According to BBC’s reporter in Kampala, Patience Atuhaire, those entering the Nakumatt Oasis shopping centre are being subjected to a rigorous search of their cars and bags.
The embassy published the warning on Tuesday stating that it was carefully assessing the reports. “The embassy will continue to alert U.S. citizens to any credible, specific information about this and any other potential threats,” the statement said.
The U.S. appears to be taking a closer look at the threat Al-Shabab poses to its security following a similar suggestion to law makers by Congressman and Chairman of the House Foreign Affairs Committee, Ed Royce.
Information on the possible location or time of the attack wasn’t included in the warning and it remains to be seen whether the U.S. State Department will issue limitations on flights from Uganda.

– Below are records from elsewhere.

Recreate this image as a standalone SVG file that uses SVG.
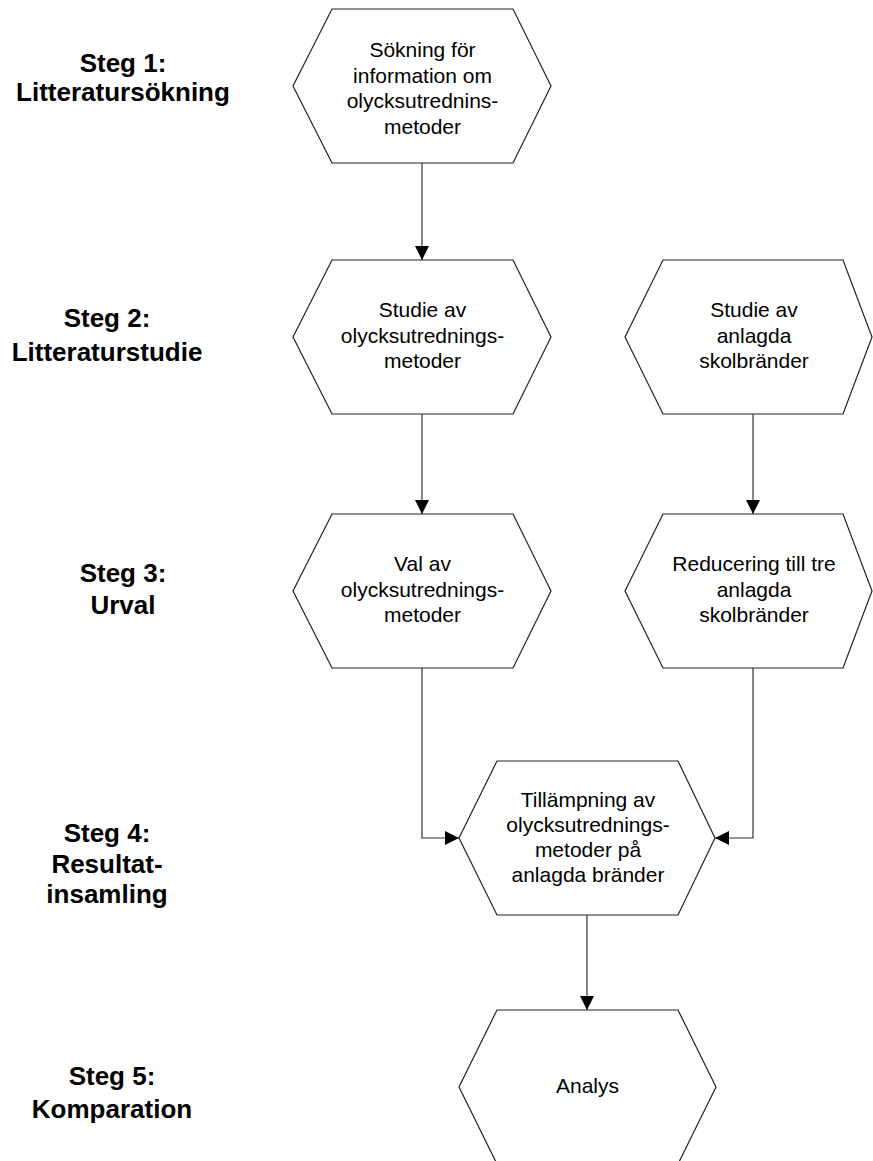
<svg xmlns="http://www.w3.org/2000/svg" width="873" height="1161" viewBox="0 0 873 1161">
  <defs>
    <marker id="arrow" viewBox="0 0 14 14" refX="14" refY="7" markerWidth="14" markerHeight="14" markerUnits="userSpaceOnUse" orient="auto">
      <path d="M0,0 L14,7 L0,14 Z" fill="#000"/>
    </marker>
    <style>
      .hex { fill: #fff; stroke: #222; stroke-width: 1.2; }
      .txt { font-family: "Liberation Sans", Arial, sans-serif; font-size: 21px; fill: #000; text-anchor: middle; }
      .lbl { font-family: "Liberation Sans", Arial, sans-serif; font-size: 26px; font-weight: bold; fill: #000; text-anchor: middle; }
      .conn { fill: none; stroke: #333; stroke-width: 1.2; marker-end: url(#arrow); }
    </style>
  </defs>
  <rect width="873" height="1161" fill="#fff"/>

  <!-- step labels -->
  <g id="labels">
    <text class="lbl" x="123" y="72">Steg 1:</text>
    <text class="lbl" x="123" y="101">Litteratursökning</text>
    <text class="lbl" x="107" y="327">Steg 2:</text>
    <text class="lbl" x="107" y="361">Litteraturstudie</text>
    <text class="lbl" x="123" y="582">Steg 3:</text>
    <text class="lbl" x="123" y="614">Urval</text>
    <text class="lbl" x="107" y="842">Steg 4:</text>
    <text class="lbl" x="107" y="873">Resultat-</text>
    <text class="lbl" x="107" y="903">insamling</text>
    <text class="lbl" x="112" y="1085">Steg 5:</text>
    <text class="lbl" x="112" y="1118">Komparation</text>
  </g>

  <!-- connectors -->
  <g id="connectors">
    <path class="conn" d="M422,163 L422,260"/>
    <path class="conn" d="M422,414 L422,514"/>
    <path class="conn" d="M753,414 L753,514"/>
    <path class="conn" d="M422,668 L422,838 L459,838"/>
    <path class="conn" d="M753,668 L753,838 L715,838"/>
    <path class="conn" d="M587,915 L587,1010"/>
  </g>

  <g id="n1">
    <polygon class="hex" points="332,9 513,9 551,86 513,163 332,163 293,86"/>
    <text class="txt" x="422.5" y="57">Sökning för</text>
    <text class="txt" x="422.5" y="82.5">information om</text>
    <text class="txt" x="422.5" y="108">olycksutrednins-</text>
    <text class="txt" x="422.5" y="133.5">metoder</text>
  </g>

  <g id="n2a">
    <polygon class="hex" points="332,260 513,260 551,337 513,414 332,414 293,337"/>
    <text class="txt" x="422.5" y="317">Studie av</text>
    <text class="txt" x="422.5" y="342.5">olycksutrednings-</text>
    <text class="txt" x="422.5" y="368">metoder</text>
  </g>

  <g id="n2b">
    <polygon class="hex" points="663,260 843,260 872,337 843,414 663,414 625,337"/>
    <text class="txt" x="754" y="317">Studie av</text>
    <text class="txt" x="754" y="342.5">anlagda</text>
    <text class="txt" x="754" y="368">skolbränder</text>
  </g>

  <g id="n3a">
    <polygon class="hex" points="332,514 513,514 551,591 513,668 332,668 293,591"/>
    <text class="txt" x="422.5" y="571">Val av</text>
    <text class="txt" x="422.5" y="596.5">olycksutrednings-</text>
    <text class="txt" x="422.5" y="622">metoder</text>
  </g>

  <g id="n3b">
    <polygon class="hex" points="663,514 843,514 872,591 843,668 663,668 625,591"/>
    <text class="txt" x="754" y="571">Reducering till tre</text>
    <text class="txt" x="754" y="596.5">anlagda</text>
    <text class="txt" x="754" y="622">skolbränder</text>
  </g>

  <g id="n4">
    <polygon class="hex" points="497,761 678,761 715,838 678,915 497,915 459,838"/>
    <text class="txt" x="588" y="807">Tillämpning av</text>
    <text class="txt" x="588" y="832">olycksutrednings-</text>
    <text class="txt" x="588" y="857">metoder på</text>
    <text class="txt" x="588" y="882">anlagda bränder</text>
  </g>

  <g id="n5">
    <polygon class="hex" points="497,1010 678,1010 716,1087 678,1164 497,1164 459,1087"/>
    <text class="txt" x="587.5" y="1093">Analys</text>
  </g>
</svg>
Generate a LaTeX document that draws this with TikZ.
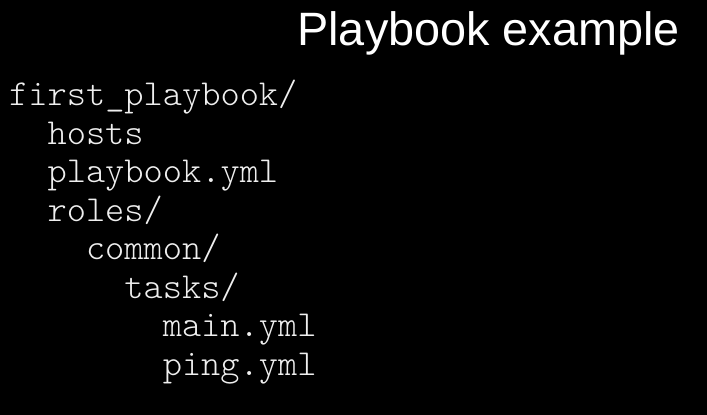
\documentclass[tikz,border=0pt]{standalone}
\usepackage{fontspec}
\setmainfont{Liberation Sans}
\newfontfamily\codefont{Latin Modern Mono Light}
\definecolor{codegray}{HTML}{EFEFEF}
\begin{document}
\begin{tikzpicture}[x=1pt,y=-1pt,
  title/.style={anchor=base east,inner sep=0pt,text=white,font=\fontsize{46.8}{46.8}\selectfont},
  entry/.style={anchor=base west,inner sep=0pt,text=codegray,font=\codefont\fontsize{36.6}{36.6}\selectfont}]
  % black slide background
  \fill[black] (0,0) rectangle (707,415);
  \useasboundingbox (0,0) rectangle (707,415);
  \node[title] (head) at (680,45) {Playbook example};
  % directory tree, two characters of indent per level
  \node[entry] (root)   at (9,105.5)  {first\_playbook/};
  \node[entry] (hosts)  at (47.4,144)   {hosts};
  \node[entry] (pb)     at (47.4,182.5) {playbook.yml};
  \node[entry] (roles)  at (47.4,221)   {roles/};
  \node[entry] (common) at (85.8,259.5) {common/};
  \node[entry] (tasks)  at (124.2,298)  {tasks/};
  \node[entry] (main)   at (162.6,336.5){main.yml};
  \node[entry] (ping)   at (162.6,375)  {ping.yml};
\end{tikzpicture}
\end{document}
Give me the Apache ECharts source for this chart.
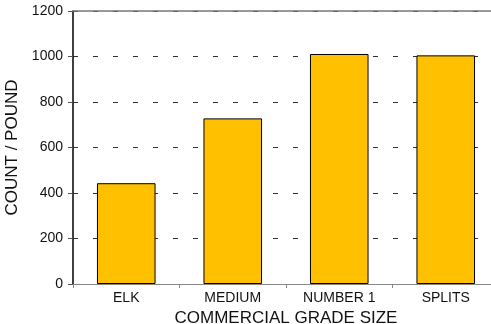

Government spokesman, Ofwono Opondo, said he was glad the U.S. Embassy had decided to share the information. He also stated that the Ugandan security forces had stopped several terror attacks in the past.
“The reason they have not been successful is that security has been able to get good information in good time and neutralise [the attacks] in good time,” he said.
Threats of terror attacks in Kampala have grown in significance since a group of terrorists attacked a mall in Nairobi last month, killing at least 67 people. Al-Shabab have taken responsibility for the attack. According to the group, the attack was a warning to the Kenya Defence Forces who invaded Somalia in late 2011 to fight Al-Shabab.
Kenya, Uganda and other east African nations have deployed troops to Somalia to join the AU’s AMISOM forces in fighting the Islamist militant group.